Ya en la tarde recorrimos la aldea en busca del modesto cementerio donde el pintor fue enterrado en diciembre de 1926, lejos de los grandes de Francia que descansan en Père Lachaise, en Montmartre, en el Panteón de París. La tumba no podía ser distinta, está marcada solo con una piedra de mármol rodeada de dalias, narcisos, tulipanes, lirios, peonías, alhelíes, crisantemos, girasoles y No Me Olvides.
En el tren de vuelta a París, Karla miraba una y otra vez nuestras fotos en medio del campo de amapolas, cada una más radiante que la anterior y Severine me señalaba la imagen final de Giverny a través de la ventanilla, apenas una mancha roja en un paño de verdes y amarillos.
Llegué a L´Orangerie al día siguiente, con el recuerdo de un Giverny soleado y radiante en la piel. Un Monet ya muy viejo trabajó en este edificio del Jardín de las Tullerías junto al arquitecto Camille Lefèvre diseñando la galería donde sus cuadros serían expuestos para siempre.

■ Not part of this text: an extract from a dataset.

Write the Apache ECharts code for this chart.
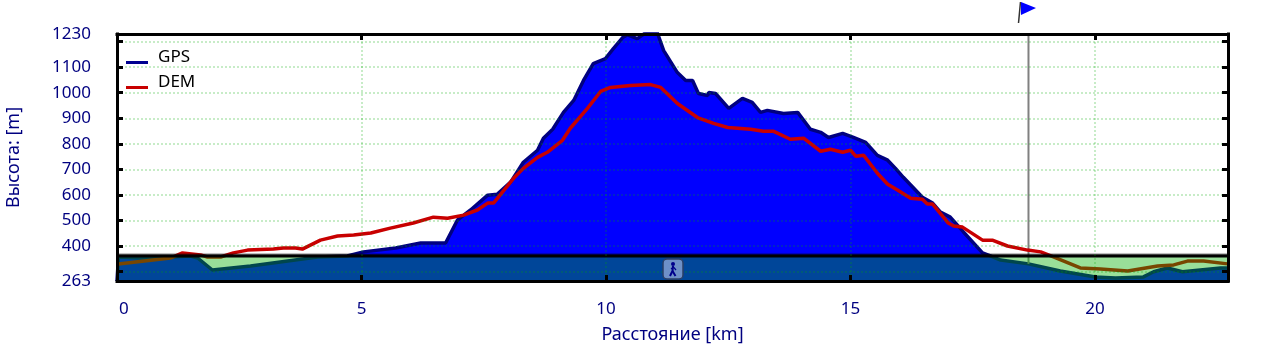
<!DOCTYPE html>
<html>
<head>
<meta charset="utf-8">
<style>
  html, body { margin: 0; padding: 0; background: #fff; }
  #chart { width: 1286px; height: 359px; }
</style>
</head>
<body>
<div id="chart"></div>
<script src="https://cdn.jsdelivr.net/npm/echarts@6/dist/echarts.min.js"></script>
<script>
  // profile: km and metres
  const gpsKm = [0, 0.03, 0.48, 1.09, 1.5, 1.65, 1.95, 2.73, 4.1, 4.71, 5.04, 5.7, 6.21, 6.72, 6.76, 6.96, 7.23, 7.58, 7.78, 8.05, 8.31, 8.6, 8.72, 8.91, 9.13, 9.34, 9.54, 9.74, 9.99, 10.15, 10.34, 10.44, 10.64, 10.81, 11.05, 11.18, 11.46, 11.63, 11.77, 11.89, 12.08, 12.1, 12.24, 12.51, 12.79, 12.99, 13.16, 13.3, 13.63, 13.92, 14.18, 14.39, 14.55, 14.84, 15.06, 15.31, 15.55, 15.76, 15.92, 16.08, 16.47, 16.68, 16.84, 17.04, 17.31, 17.7, 17.86, 18.07, 18.64, 19.29, 20.01, 20.42, 20.99, 21.2, 21.48, 21.79, 22.57, 22.73]
  const gpsElev = [263, 357, 353, 357, 361, 353, 306, 322, 357, 361, 377, 392, 412, 412, 412, 501, 541, 599, 603, 650, 728, 775, 822, 857, 923, 970, 1048, 1114, 1134, 1173, 1216, 1227, 1212, 1235, 1235, 1165, 1079, 1048, 1048, 997, 989, 1001, 997, 939, 978, 962, 923, 931, 919, 923, 857, 845, 825, 841, 825, 806, 755, 736, 704, 669, 591, 568, 533, 513, 455, 373, 361, 345, 330, 302, 279, 275, 279, 299, 314, 299, 314, 314]

  const demKm = [0.03, 1.09, 1.34, 1.71, 1.85, 2.12, 2.38, 2.67, 3.2, 3.4, 3.65, 3.79, 4.16, 4.51, 4.84, 5.19, 5.59, 6.06, 6.47, 6.76, 7.09, 7.37, 7.58, 7.7, 8.11, 8.31, 8.6, 8.8, 9.11, 9.27, 9.62, 9.89, 10.09, 10.5, 10.91, 11.12, 11.46, 11.87, 12.2, 12.49, 12.96, 13.22, 13.43, 13.77, 14.04, 14.39, 14.59, 14.84, 15, 15.11, 15.27, 15.55, 15.76, 15.96, 16.23, 16.47, 16.57, 16.68, 17, 17.11, 17.29, 17.7, 17.9, 18.21, 18.62, 18.89, 19.15, 19.7, 20.11, 20.67, 21.28, 21.61, 21.89, 22.22, 22.71]
  const demElev = [330, 353, 373, 365, 357, 357, 373, 384, 388, 392, 392, 388, 423, 439, 443, 451, 470, 490, 513, 509, 521, 541, 568, 568, 665, 704, 747, 767, 814, 861, 939, 1005, 1021, 1028, 1032, 1021, 958, 903, 880, 864, 857, 849, 849, 818, 822, 771, 779, 767, 775, 751, 755, 685, 642, 619, 587, 583, 564, 564, 490, 478, 474, 423, 423, 400, 384, 377, 357, 314, 310, 302, 322, 326, 341, 341, 330]

  const yMin = 263
  const yMax = 1230
  const xMax = 22.72
  const yTicks = [300, 400, 500, 600, 700, 800, 900, 1000, 1100, 1200]
  const yLabels = [263, 400, 500, 600, 700, 800, 900, 1000, 1100, 1230]
  const waterLevel = 361
  const flagKm = 18.64
  const flagElev = 330

  const pairs = (xs, ys) => xs.map((x, i) => [x, ys[i]])

  const FONT = '"Noto Sans", sans-serif'
  const AXIS_BLUE = '#000080'
  const GRID_DOTS = { show: true, lineStyle: { color: 'rgba(0,170,0,0.22)', width: 2, type: [2, 2] } }
  const FRAME = { show: true, onZero: false, lineStyle: { color: '#000', width: 3, cap: 'square' } }
  const TICKS = { show: true, inside: true, length: 6, lineStyle: { color: '#000', width: 3 } }
  // legend bar sits below the middle of its text
  const LEGEND_BAR = 'path://M0,0 L0.01,0 L0.01,0.01 Z M0,10 L22,10 L22,13 L0,13 Z'

  let elem = echarts.init(document.getElementById('chart'), null, { renderer: 'canvas' })
  let option = {
    animation: false,
    textStyle: { fontFamily: FONT },
    grid: { left: 117, right: 58, top: 34, bottom: 78, outerBoundsMode: 'none' },
    legend: {
      data: ['GPS', 'DEM'],
      orient: 'vertical',
      left: 126,
      top: 49,
      padding: 0,
      icon: LEGEND_BAR,
      itemWidth: 22,
      itemHeight: 13,
      itemGap: 8,
      textStyle: { color: '#000', fontSize: 17, fontFamily: FONT, padding: [0, 0, 0, 5] }
    },
    xAxis: [
      {
        type: 'value',
        min: 0,
        max: xMax,
        interval: 5,
        name: 'Расстояние [km]',
        nameLocation: 'middle',
        nameGap: 45,
        nameTextStyle: { color: AXIS_BLUE, fontSize: 18, fontFamily: FONT },
        axisLine: FRAME,
        axisTick: TICKS,
        axisLabel: {
          color: AXIS_BLUE,
          fontSize: 17,
          fontFamily: FONT,
          margin: 20,
          alignMinLabel: 'left',
          showMaxLabel: false,
          formatter: (v) => (v === 0 ? '{first|0}' : String(v)),
          rich: { first: { color: AXIS_BLUE, fontSize: 17, fontFamily: FONT, padding: [0, 0, 0, 2] } }
        },
        splitLine: GRID_DOTS,
        z: 5
      },
      {
        type: 'value',
        position: 'top',
        min: 0,
        max: xMax,
        interval: 5,
        axisLine: FRAME,
        axisTick: TICKS,
        axisLabel: { show: false },
        splitLine: { show: false },
        z: 5
      }
    ],
    yAxis: [
      {
        type: 'value',
        min: yMin,
        max: yMax,
        name: 'Высота: [m]',
        nameLocation: 'middle',
        nameGap: 94,
        nameTextStyle: { color: AXIS_BLUE, fontSize: 18, fontFamily: FONT },
        axisLine: FRAME,
        axisTick: Object.assign({ customValues: yTicks }, TICKS),
        axisLabel: {
          customValues: yLabels,
          formatter: (v) => String(v),
          color: AXIS_BLUE,
          fontSize: 17,
          fontFamily: FONT,
          margin: 26,
          padding: [4, 0, 0, 0]
        },
        splitLine: GRID_DOTS,
        z: 5
      },
      {
        type: 'value',
        position: 'right',
        min: yMin,
        max: yMax,
        axisLine: FRAME,
        axisTick: Object.assign({ customValues: yTicks }, TICKS),
        axisLabel: { show: false },
        splitLine: { show: false },
        z: 5
      }
    ],
    series: [
      {
        name: 'GPS',
        type: 'line',
        showSymbol: false,
        z: 2,
        data: pairs(gpsKm, gpsElev),
        itemStyle: { color: '#000090' },
        lineStyle: { color: '#000080', width: 3.5 },
        areaStyle: { color: '#0000ff', opacity: 1, origin: 'start' }
      },
      {
        name: 'flag',
        type: 'line',
        showSymbol: false,
        z: 2,
        data: [[flagKm, flagElev], [flagKm, yMax]],
        lineStyle: { color: '#808080', width: 2 }
      },
      {
        name: 'DEM',
        type: 'line',
        showSymbol: false,
        z: 2,
        data: pairs(demKm, demElev),
        itemStyle: { color: '#c80000' },
        lineStyle: { color: '#c80000', width: 3.5 }
      },
      {
        name: 'water',
        type: 'line',
        showSymbol: false,
        z: 3,
        data: [[0, waterLevel], [xMax, waterLevel]],
        lineStyle: { color: '#000', width: 3, shadowColor: 'rgba(0,0,0,0.5)', shadowBlur: 1, shadowOffsetY: -1 },
        areaStyle: { color: 'rgb(0,174,0)', opacity: 0.4, origin: 'start' }
      }
    ],
    graphic: [
      // flag above the track position
      { type: 'line', z: 100, shape: { x1: 1020.5, y1: 2, x2: 1018.5, y2: 23 }, style: { stroke: '#333', lineWidth: 1.5 } },
      { type: 'polygon', z: 100, shape: { points: [[1021, 2], [1036, 8], [1021, 15]] }, style: { fill: '#0000ff' } },
      // walker button
      { type: 'rect', z: 100, shape: { x: 663, y: 259, width: 20, height: 20, r: 4 }, style: { fill: '#6e90c8', stroke: '#2b3f66', lineWidth: 1.5 } },
      { type: 'circle', z: 101, shape: { cx: 673, cy: 264, r: 2 }, style: { fill: '#00008b' } },
      { type: 'polyline', z: 101, shape: { points: [[673, 266], [672.5, 271], [670, 276]] }, style: { stroke: '#00008b', lineWidth: 2, fill: null } },
      { type: 'polyline', z: 101, shape: { points: [[672.5, 271], [675.5, 276]] }, style: { stroke: '#00008b', lineWidth: 2, fill: null } },
      { type: 'polyline', z: 101, shape: { points: [[671, 269], [673.5, 267], [676, 270]] }, style: { stroke: '#00008b', lineWidth: 1.2, fill: null } }
    ]
  }
  elem.setOption(option)
</script>
</body>
</html>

Tal como quiso, sus últimos lienzos cubren las paredes del suelo al techo. «Veo azul», se había quejado el pintor luego de la operación de cataratas que en 1922 le devolvió la vista. A esta hora de la mañana no hay nadie en el museo, ni veladoras, ni estudiantes de arte, ni siquiera lámparas, solo yo y los rayos de sol que se cuelan por el techo, alumbrando Los nenúfares: Mañana con sauces. Camino en círculo, pues las paredes no son rectas, los ocho lienzos son tan grandes que parecen unirse y cerrarse en un gran óvalo: primero, Los nenúfares, tres reflejos; luego Los nenúfares, las nubes, donde dejó caer unas pocas manchas blancas; y finalmente Los nenúfares, sol poniente, los únicos amarillos y violetas visibles. Yo esperaba una copia del estanque, los sauces y las amapolas silvestres, pero me encuentro frente a un nuevo jardín, noventa y un metros de nenúfares, aguas, árboles y cielos, tan rabiosamente azules que solo en lienzos Monet pudo inventar1. •
1._ Del libro Viajes de una guajira, de Iris Cepero, publicado por la editorial Hurón Azul (2022).